Items:
::::::

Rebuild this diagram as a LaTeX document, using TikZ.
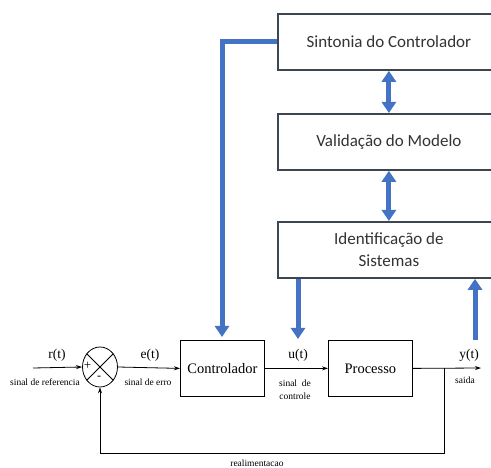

::::::

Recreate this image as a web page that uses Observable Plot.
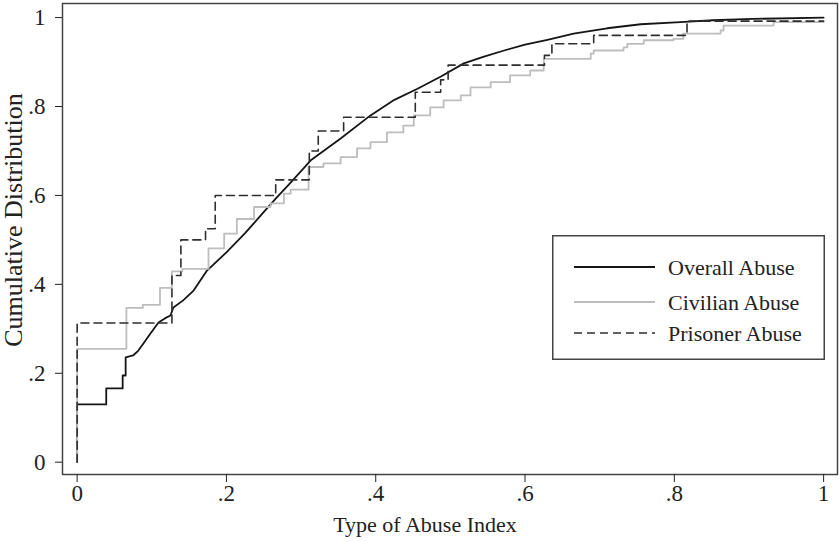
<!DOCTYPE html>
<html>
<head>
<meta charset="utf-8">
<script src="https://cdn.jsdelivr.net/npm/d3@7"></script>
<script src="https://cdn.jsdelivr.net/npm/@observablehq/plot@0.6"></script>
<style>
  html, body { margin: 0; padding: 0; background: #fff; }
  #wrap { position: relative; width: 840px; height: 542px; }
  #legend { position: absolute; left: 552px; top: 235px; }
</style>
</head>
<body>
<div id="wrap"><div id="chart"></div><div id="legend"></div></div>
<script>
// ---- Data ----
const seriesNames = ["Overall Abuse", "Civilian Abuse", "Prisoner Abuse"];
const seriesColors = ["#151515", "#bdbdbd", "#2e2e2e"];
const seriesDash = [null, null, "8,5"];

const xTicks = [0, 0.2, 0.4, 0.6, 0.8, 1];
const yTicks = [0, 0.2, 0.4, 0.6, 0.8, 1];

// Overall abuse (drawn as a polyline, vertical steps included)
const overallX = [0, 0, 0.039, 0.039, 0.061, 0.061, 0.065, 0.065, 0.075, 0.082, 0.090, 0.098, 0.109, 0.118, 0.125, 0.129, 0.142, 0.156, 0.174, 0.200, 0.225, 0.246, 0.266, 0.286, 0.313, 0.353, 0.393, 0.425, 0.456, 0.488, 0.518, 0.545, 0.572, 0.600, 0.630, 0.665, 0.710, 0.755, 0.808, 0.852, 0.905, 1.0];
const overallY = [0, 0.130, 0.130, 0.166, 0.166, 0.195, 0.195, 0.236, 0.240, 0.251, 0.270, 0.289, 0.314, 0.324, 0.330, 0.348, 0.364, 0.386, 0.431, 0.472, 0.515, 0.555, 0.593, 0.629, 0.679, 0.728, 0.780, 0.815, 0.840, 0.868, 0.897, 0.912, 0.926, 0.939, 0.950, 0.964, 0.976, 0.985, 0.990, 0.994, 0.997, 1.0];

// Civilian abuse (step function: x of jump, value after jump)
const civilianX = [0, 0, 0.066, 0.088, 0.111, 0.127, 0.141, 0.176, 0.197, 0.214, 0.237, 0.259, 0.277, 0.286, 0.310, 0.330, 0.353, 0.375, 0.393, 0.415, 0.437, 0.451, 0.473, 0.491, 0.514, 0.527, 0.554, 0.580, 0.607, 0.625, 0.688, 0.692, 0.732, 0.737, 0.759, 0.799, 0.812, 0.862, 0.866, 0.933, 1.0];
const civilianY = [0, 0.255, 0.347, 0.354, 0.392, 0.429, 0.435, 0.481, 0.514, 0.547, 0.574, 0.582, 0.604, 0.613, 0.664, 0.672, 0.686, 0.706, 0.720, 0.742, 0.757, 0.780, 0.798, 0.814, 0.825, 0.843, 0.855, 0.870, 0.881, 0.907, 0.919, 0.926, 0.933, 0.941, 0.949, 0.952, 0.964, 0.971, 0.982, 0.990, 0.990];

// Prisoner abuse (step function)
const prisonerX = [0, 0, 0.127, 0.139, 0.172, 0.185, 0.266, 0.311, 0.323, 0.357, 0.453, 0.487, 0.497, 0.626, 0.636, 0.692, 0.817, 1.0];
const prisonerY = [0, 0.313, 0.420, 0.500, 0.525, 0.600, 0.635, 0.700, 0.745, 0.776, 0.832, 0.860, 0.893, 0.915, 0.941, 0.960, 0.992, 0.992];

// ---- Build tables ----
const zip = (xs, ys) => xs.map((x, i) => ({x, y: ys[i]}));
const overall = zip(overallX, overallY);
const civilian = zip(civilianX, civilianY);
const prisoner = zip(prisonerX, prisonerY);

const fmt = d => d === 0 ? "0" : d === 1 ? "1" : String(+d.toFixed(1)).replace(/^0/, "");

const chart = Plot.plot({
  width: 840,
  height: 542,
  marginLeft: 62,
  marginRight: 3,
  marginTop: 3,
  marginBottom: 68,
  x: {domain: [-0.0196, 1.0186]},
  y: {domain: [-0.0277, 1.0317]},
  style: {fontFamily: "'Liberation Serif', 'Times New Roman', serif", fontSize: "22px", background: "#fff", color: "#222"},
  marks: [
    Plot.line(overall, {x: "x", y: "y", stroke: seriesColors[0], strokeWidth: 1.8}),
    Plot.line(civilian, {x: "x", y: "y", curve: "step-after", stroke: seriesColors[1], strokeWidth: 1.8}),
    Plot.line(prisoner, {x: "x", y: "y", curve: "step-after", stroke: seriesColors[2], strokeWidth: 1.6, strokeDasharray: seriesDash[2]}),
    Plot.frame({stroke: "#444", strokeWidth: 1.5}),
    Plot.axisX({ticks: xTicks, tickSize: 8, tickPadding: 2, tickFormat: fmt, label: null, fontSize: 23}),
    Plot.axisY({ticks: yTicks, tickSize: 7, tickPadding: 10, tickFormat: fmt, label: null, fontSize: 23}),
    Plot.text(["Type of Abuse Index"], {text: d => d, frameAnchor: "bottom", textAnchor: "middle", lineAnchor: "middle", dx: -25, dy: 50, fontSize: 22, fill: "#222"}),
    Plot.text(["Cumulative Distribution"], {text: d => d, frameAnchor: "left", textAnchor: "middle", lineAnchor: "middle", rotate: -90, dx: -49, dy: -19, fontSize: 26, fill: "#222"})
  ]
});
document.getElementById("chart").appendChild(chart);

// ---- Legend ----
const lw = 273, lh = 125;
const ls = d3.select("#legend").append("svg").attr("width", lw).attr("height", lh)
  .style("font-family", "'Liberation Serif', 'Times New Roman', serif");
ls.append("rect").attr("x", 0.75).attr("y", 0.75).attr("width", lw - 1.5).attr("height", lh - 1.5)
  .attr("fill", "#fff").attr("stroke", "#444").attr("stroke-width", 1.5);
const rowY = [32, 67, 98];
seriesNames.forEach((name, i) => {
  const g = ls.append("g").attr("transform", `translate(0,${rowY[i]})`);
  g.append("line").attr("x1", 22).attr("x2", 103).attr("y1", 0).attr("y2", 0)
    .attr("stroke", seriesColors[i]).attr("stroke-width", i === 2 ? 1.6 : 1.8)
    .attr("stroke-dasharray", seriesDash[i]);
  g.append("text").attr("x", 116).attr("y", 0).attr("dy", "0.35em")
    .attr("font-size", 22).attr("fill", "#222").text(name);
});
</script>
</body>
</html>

::::::

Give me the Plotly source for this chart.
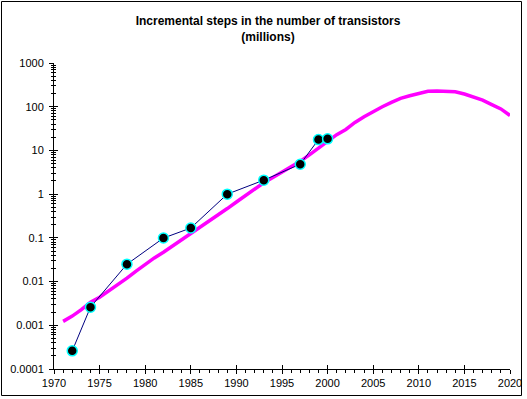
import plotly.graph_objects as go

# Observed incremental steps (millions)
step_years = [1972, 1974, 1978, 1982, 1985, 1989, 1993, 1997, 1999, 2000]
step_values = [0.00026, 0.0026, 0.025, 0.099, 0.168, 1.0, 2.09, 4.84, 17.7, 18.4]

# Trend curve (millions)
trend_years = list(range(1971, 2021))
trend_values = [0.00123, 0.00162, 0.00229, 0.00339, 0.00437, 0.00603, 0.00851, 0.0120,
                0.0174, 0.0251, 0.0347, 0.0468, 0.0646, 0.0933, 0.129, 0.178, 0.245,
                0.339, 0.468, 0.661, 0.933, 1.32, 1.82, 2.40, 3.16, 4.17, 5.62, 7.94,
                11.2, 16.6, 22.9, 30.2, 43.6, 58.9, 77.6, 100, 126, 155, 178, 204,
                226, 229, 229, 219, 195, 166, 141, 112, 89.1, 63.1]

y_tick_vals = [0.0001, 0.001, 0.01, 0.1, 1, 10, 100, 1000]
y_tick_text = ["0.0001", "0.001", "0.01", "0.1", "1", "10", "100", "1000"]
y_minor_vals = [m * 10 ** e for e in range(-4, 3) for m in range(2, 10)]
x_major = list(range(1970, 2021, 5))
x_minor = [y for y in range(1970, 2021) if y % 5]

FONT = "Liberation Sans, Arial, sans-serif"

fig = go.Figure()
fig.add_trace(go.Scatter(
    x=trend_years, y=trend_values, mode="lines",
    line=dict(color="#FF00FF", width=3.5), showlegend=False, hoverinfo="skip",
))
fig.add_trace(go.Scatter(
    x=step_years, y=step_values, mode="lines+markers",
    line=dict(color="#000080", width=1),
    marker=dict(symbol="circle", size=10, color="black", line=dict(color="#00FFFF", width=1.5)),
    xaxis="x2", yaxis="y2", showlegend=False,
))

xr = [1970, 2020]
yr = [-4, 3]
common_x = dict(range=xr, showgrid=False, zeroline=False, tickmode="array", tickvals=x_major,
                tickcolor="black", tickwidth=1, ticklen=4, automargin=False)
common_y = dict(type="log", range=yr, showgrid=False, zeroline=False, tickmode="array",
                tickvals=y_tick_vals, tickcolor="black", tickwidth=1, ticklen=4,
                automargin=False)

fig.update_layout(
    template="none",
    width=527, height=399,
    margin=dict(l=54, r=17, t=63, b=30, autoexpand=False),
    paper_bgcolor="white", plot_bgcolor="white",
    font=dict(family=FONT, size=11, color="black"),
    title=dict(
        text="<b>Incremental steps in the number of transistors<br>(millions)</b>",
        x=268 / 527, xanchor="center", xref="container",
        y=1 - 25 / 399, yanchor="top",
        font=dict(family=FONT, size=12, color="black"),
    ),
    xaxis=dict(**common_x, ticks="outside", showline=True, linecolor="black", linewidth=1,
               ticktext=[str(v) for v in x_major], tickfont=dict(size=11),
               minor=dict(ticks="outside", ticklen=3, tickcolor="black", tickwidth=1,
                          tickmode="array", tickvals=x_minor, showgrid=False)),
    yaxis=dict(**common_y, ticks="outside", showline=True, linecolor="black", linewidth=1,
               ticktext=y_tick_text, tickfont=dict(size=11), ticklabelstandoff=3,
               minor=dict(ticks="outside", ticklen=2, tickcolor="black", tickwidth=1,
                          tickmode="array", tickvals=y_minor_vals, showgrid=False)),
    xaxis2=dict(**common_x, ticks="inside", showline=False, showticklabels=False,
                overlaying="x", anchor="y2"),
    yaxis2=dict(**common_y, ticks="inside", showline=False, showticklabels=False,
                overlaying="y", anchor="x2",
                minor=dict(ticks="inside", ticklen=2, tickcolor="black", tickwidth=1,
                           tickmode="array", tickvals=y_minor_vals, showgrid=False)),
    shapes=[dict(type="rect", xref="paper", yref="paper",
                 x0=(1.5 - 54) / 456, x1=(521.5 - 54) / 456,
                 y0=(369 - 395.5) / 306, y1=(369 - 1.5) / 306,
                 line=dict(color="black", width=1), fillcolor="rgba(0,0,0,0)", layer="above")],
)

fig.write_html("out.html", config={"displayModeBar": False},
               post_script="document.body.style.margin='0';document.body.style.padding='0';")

::::::

Description of the task:
Only the lines starting at the line with "Give me the Plotly source for this chart." and ending at the line with "4.84, 17.7, 18.4]" should be printed again, exactly and with both ends kept; omit the pictures.

Answer in full:
Give me the Plotly source for this chart.
import plotly.graph_objects as go

# Observed incremental steps (millions)
step_years = [1972, 1974, 1978, 1982, 1985, 1989, 1993, 1997, 1999, 2000]
step_values = [0.00026, 0.0026, 0.025, 0.099, 0.168, 1.0, 2.09, 4.84, 17.7, 18.4]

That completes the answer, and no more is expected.